Senator Parry’s office declined to comment on the status of any petitions lodged by Mr Culleton.
It’s understood the government is also still taking advice on whether it would be equitable to pursue the commonwealth debt attributable to Mr Culleton and former SA Family First Senator Bob Day, who was also disqualified from parliament recently after being deemed ineligible to stand at last year’s federal election, following a ruling in the Court of Disputed Returns.
A decision would need to be made by either of the two individuals on whether they wanted to seek a waiver of the debt, in an application made to the Special Minister of State Scott Ryan, to ultimately determine.
Senator Culleton said last week he was preparing for seeding on the farm at Kojonup which was a vastly different scenario to serving in federal parliament.
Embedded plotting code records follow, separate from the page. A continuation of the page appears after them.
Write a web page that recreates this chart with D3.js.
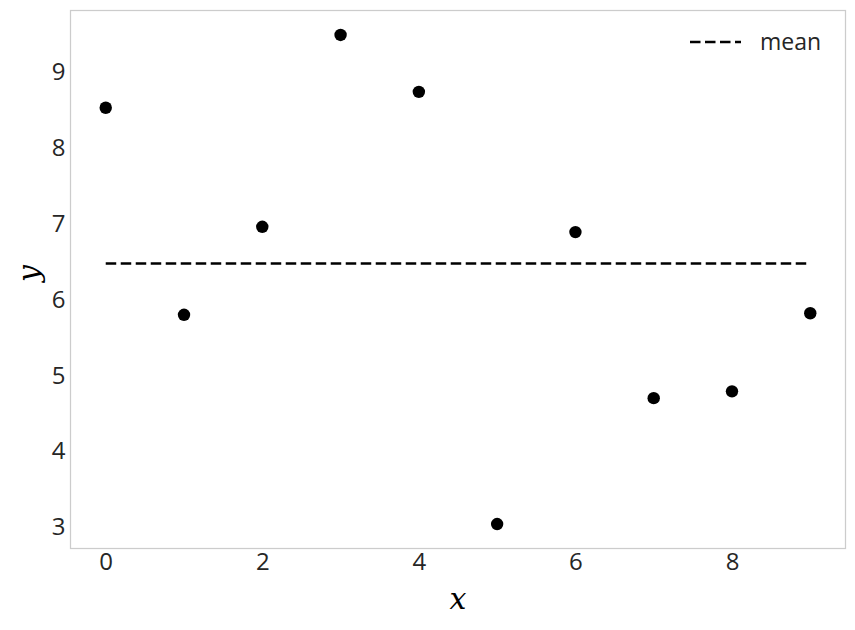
<!DOCTYPE html>
<html>
<head>
<meta charset="utf-8">
<script src="https://cdn.jsdelivr.net/npm/d3@7"></script>
<style>
  body { margin: 0; background: #fff; }
  .tick text { font-family: 'Open Sans', 'Noto Sans', sans-serif; font-size: 24px; fill: #262626; }
</style>
</head>
<body>
<svg id="chart" width="855" height="630"></svg>
<script>
const xValues = [0, 1, 2, 3, 4, 5, 6, 7, 8, 9]
const yValues = [8.53, 5.80, 6.96, 9.49, 8.74, 3.04, 6.89, 4.70, 4.79, 5.82]
const xTicks = [0, 2, 4, 6, 8]
const yTicks = [3, 4, 5, 6, 7, 8, 9]

const meanY = d3.mean(yValues)

const plotLeft = 70.5
const plotRight = 845.5
const plotTop = 10.5
const plotBottom = 548.5

const svg = d3.select('#chart')

const xPad = (d3.max(xValues) - d3.min(xValues)) * 0.05
const yPad = (d3.max(yValues) - d3.min(yValues)) * 0.05

const x = d3.scaleLinear()
  .domain([d3.min(xValues) - xPad, d3.max(xValues) + xPad])
  .range([plotLeft, plotRight])

const y = d3.scaleLinear()
  .domain([d3.min(yValues) - yPad, d3.max(yValues) + yPad])
  .range([plotBottom, plotTop])

// axes without tick lines
svg.append('g')
  .attr('transform', `translate(0,${plotBottom})`)
  .call(d3.axisBottom(x).tickValues(xTicks).tickSize(0).tickPadding(4).tickFormat(d3.format('d')))
  .call(g => g.select('.domain').remove())

svg.append('g')
  .attr('transform', `translate(${plotLeft},0)`)
  .call(d3.axisLeft(y).tickValues(yTicks).tickSize(0).tickPadding(5).tickFormat(d3.format('d')))
  .call(g => g.select('.domain').remove())

// frame
svg.append('rect')
  .attr('x', plotLeft)
  .attr('y', plotTop)
  .attr('width', plotRight - plotLeft)
  .attr('height', plotBottom - plotTop)
  .attr('fill', 'none')
  .attr('stroke', '#cccccc')
  .attr('stroke-width', 1.25)

// mean line
svg.append('line')
  .attr('x1', x(d3.min(xValues)))
  .attr('x2', x(d3.max(xValues)))
  .attr('y1', y(meanY))
  .attr('y2', y(meanY))
  .attr('stroke', 'black')
  .attr('stroke-width', 2.7)
  .attr('stroke-dasharray', '10.5,4.5')

// points
svg.append('g')
  .selectAll('circle')
  .data(xValues)
  .enter().append('circle')
  .attr('cx', (d) => x(d))
  .attr('cy', (d, i) => y(yValues[i]))
  .attr('r', 6.2)
  .attr('fill', 'black')

// axis labels
svg.append('text')
  .attr('x', (plotLeft + plotRight) / 2)
  .attr('y', 609)
  .attr('text-anchor', 'middle')
  .attr('font-family', 'DejaVu Serif, serif')
  .attr('font-style', 'italic')
  .attr('font-size', 30)
  .text('x')

svg.append('text')
  .attr('transform', `translate(39,${(plotTop + plotBottom) / 2 - 6}) rotate(-90)`)
  .attr('text-anchor', 'middle')
  .attr('font-family', 'DejaVu Serif, serif')
  .attr('font-style', 'italic')
  .attr('font-size', 30)
  .text('y')

// legend
const legend = svg.append('g').attr('transform', 'translate(690,42)')
legend.append('line')
  .attr('x1', 0)
  .attr('x2', 51)
  .attr('stroke', 'black')
  .attr('stroke-width', 2.7)
  .attr('stroke-dasharray', '10.5,4.5')
legend.append('text')
  .attr('x', 70)
  .attr('dy', '0.35em')
  .attr('font-family', 'Open Sans, Noto Sans, sans-serif')
  .attr('font-size', 23)
  .attr('fill', '#262626')
  .text('mean')
</script>
</body>
</html>
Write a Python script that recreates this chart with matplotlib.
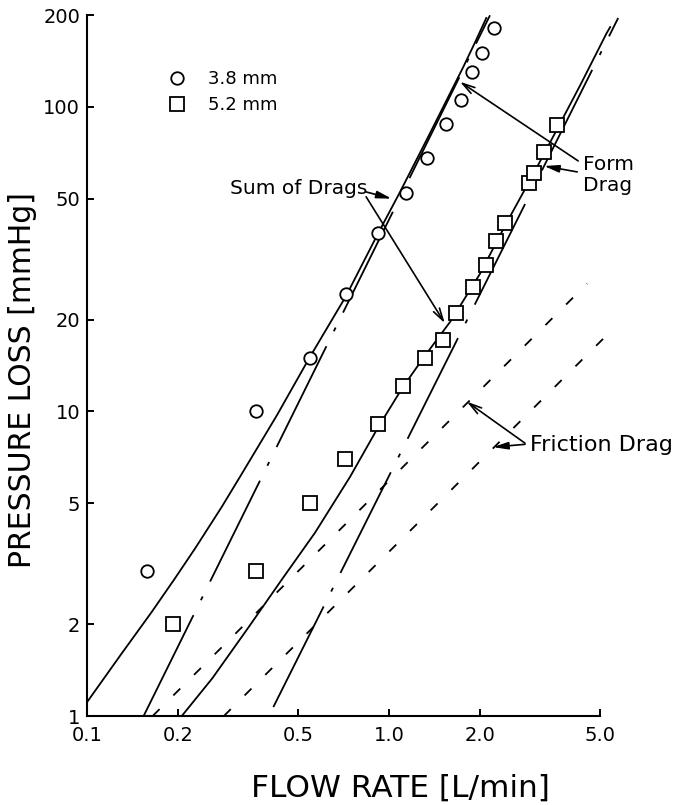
import matplotlib
matplotlib.use('Agg')
import matplotlib.pyplot as plt
from matplotlib.ticker import NullLocator

plt.rcParams['font.family'] = ['DejaVu Sans']
plt.rcParams['lines.scale_dashes'] = False

# measured points
q_38 = [0.158, 0.363, 0.547, 0.720, 0.922, 1.138, 1.339, 1.541, 1.725, 1.878, 2.028, 2.226]
dp_38 = [3.0, 10.0, 15.0, 24.3, 38.5, 52.3, 67.9, 87.7, 105.5, 130.6, 150.7, 182.0]
q_52 = [0.192, 0.363, 0.547, 0.715, 0.922, 1.11, 1.316, 1.506, 1.667, 1.893, 2.09,
        2.256, 2.43, 2.91, 3.02, 3.27, 3.59]
dp_52 = [2.0, 3.0, 5.0, 7.0, 9.1, 12.1, 15.0, 17.2, 21.1, 25.7, 30.3,
         36.4, 41.7, 56.1, 60.8, 71.3, 87.3]

# model curves
sum38_q = [0.1, 0.13, 0.164, 0.195, 0.228, 0.279, 0.321, 0.425, 0.545, 0.72, 0.922, 1.087,
           1.367, 1.76, 1.927, 2.1]
sum38_dp = [1.11, 1.6, 2.2, 2.82, 3.55, 4.85, 6.1, 9.7, 15.0, 23.9, 38.6, 52.5,
            82.0, 135.0, 163.0, 196.0]
form38_q = [0.154, 2.16]
form38_dp = [1.0, 200.0]
fric38_q = [0.165, 4.53]
fric38_dp = [1.0, 26.3]

sum52_q = [0.206, 0.26, 0.342, 0.441, 0.569, 0.743, 0.922, 1.11, 1.3, 1.6, 2.0, 2.43,
           3.0, 3.59, 4.3, 5.26, 5.4]
sum52_dp = [1.0, 1.33, 1.95, 2.8, 4.0, 6.1, 8.9, 12.0, 15.0, 19.8, 28.3, 41.0,
            60.0, 84.0, 118.0, 175.0, 183.0]
form52_q = [0.414, 5.74]
form52_dp = [1.07, 196.0]
fric52_q = [0.284, 5.2]
fric52_dp = [1.0, 17.6]

xticks = [0.1, 0.2, 0.5, 1.0, 2.0, 5.0]
xticklabels = ['0.1', '0.2', '0.5', '1.0', '2.0', '5.0']
yticks = [1, 2, 5, 10, 20, 50, 100, 200]
yticklabels = ['1', '2', '5', '10', '20', '50', '100', '200']

W, H = 673, 805
fig = plt.figure(figsize=(W / 100, H / 100), dpi=100)
ax = fig.add_axes([87 / W, 89 / H, 533 / W, 700.7 / H])
ax.set_xscale('log')
ax.set_yscale('log')
ax.set_xlim(0.1, 5.82)
ax.set_ylim(1, 200)

lw = 1.3
dashdot = (0, (81, 12, 3, 12))
dashed = (0, (7, 14))
ax.plot(sum38_q, sum38_dp, color='k', lw=lw, zorder=2)
ax.plot(form38_q, form38_dp, color='k', lw=lw, ls=dashdot, zorder=2)
ax.plot(fric38_q, fric38_dp, color='k', lw=lw, ls=dashed, zorder=2)
ax.plot(sum52_q, sum52_dp, color='k', lw=lw, zorder=2)
ax.plot(form52_q, form52_dp, color='k', lw=lw, ls=dashdot, zorder=2)
ax.plot(fric52_q, fric52_dp, color='k', lw=lw, ls=dashed, zorder=2)

ax.plot(q_38, dp_38, ls='none', marker='o', ms=9, mfc='white', mec='k', mew=1.3,
        zorder=3, label='3.8 mm')
ax.plot(q_52, dp_52, ls='none', marker='s', ms=9.5, mfc='white', mec='k', mew=1.3,
        zorder=3, label='5.2 mm')

ax.legend(loc='upper left', bbox_to_anchor=(168 / W, 1 - 70 / H), bbox_transform=fig.transFigure,
          frameon=False, fontsize=13, handlelength=1.0, handletextpad=1.2,
          labelspacing=0.45, borderpad=0, borderaxespad=0, numpoints=1)

ax.spines['top'].set_visible(False)
ax.spines['right'].set_visible(False)
ax.spines['left'].set_linewidth(1.5)
ax.spines['bottom'].set_linewidth(1.5)
ax.spines['bottom'].set_bounds(0.1, 5.0)
ax.spines['left'].set_bounds(1, 200)

ax.set_xticks(xticks)
ax.set_xticklabels(xticklabels)
ax.set_yticks(yticks)
ax.set_yticklabels(yticklabels)
ax.xaxis.set_minor_locator(NullLocator())
ax.yaxis.set_minor_locator(NullLocator())
ax.tick_params(direction='in', length=5, width=1.4, labelsize=14, colors='k')
ax.tick_params(axis='x', pad=7)
ax.tick_params(axis='y', pad=5)

fig.text(22.5 / W, 1 - 380 / H, 'PRESSURE LOSS [mmHg]', rotation=90, fontsize=21.5,
         ha='center', va='center')
fig.text(400 / W, 1 - 788 / H, 'FLOW RATE [L/min]', fontsize=22.5, ha='center', va='center')

# annotations
fs = 14.5
long_arrow = dict(arrowstyle='->,head_length=0.9,head_width=0.25', lw=1.2, color='k',
                  shrinkA=0, shrinkB=0)
short_arrow = dict(arrowstyle='-|>,head_length=0.9,head_width=0.22', lw=1.2, color='k',
                   shrinkA=0, shrinkB=0)

ax.text(0.297, 54, 'Sum of Drags', fontsize=fs, ha='left', va='center')
ax.annotate('', xy=(1.02, 50), xytext=(0.84, 52.6), arrowprops=short_arrow)
ax.annotate('', xy=(1.53, 19.5), xytext=(0.84, 50.7), arrowprops=long_arrow)

ax.text(4.39, 59.8, 'Form\nDrag', fontsize=fs, ha='left', va='center', linespacing=1.1)
ax.annotate('', xy=(1.718, 121), xytext=(4.23, 66.5), arrowprops=long_arrow)
ax.annotate('', xy=(3.26, 64.0), xytext=(4.2, 61.2), arrowprops=short_arrow)

ax.text(2.93, 7.76, 'Friction Drag', fontsize=16, ha='left', va='center')
ax.annotate('', xy=(1.81, 10.77), xytext=(2.82, 7.87), arrowprops=long_arrow)
ax.annotate('', xy=(2.21, 7.64), xytext=(2.82, 7.8), arrowprops=short_arrow)

fig.savefig('out.png', dpi=100)
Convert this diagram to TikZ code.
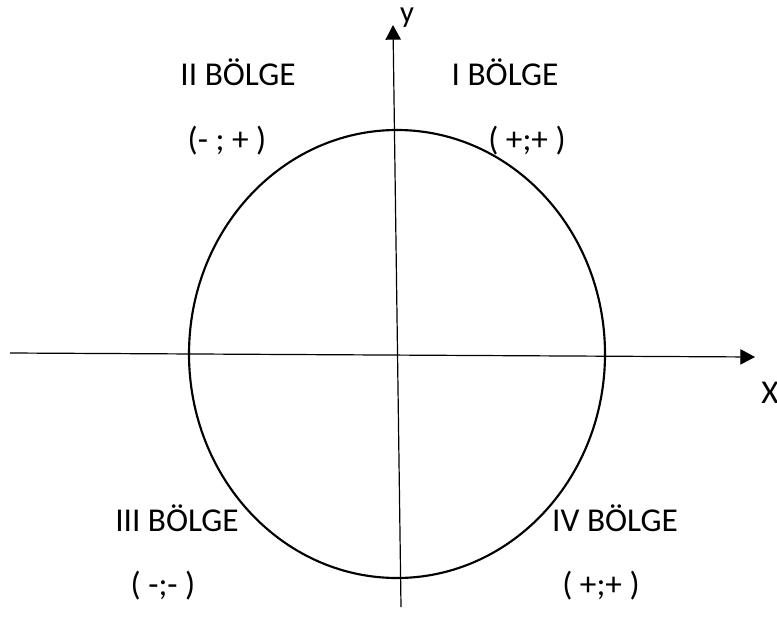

“You can take the boy out of the country but you can never take the country out of the boy,” he said.
“I can breathe through my orifice now and I haven’t got people sticking their fingers in and trying to cut off my air supply around parliament.
“The point is, parliament is a different playing field with no rules and essentially I’ve just been spelling and getting prepared and I’m ready to go back in (to the Senate) and right the wrongs – that’s what I’m going to do.”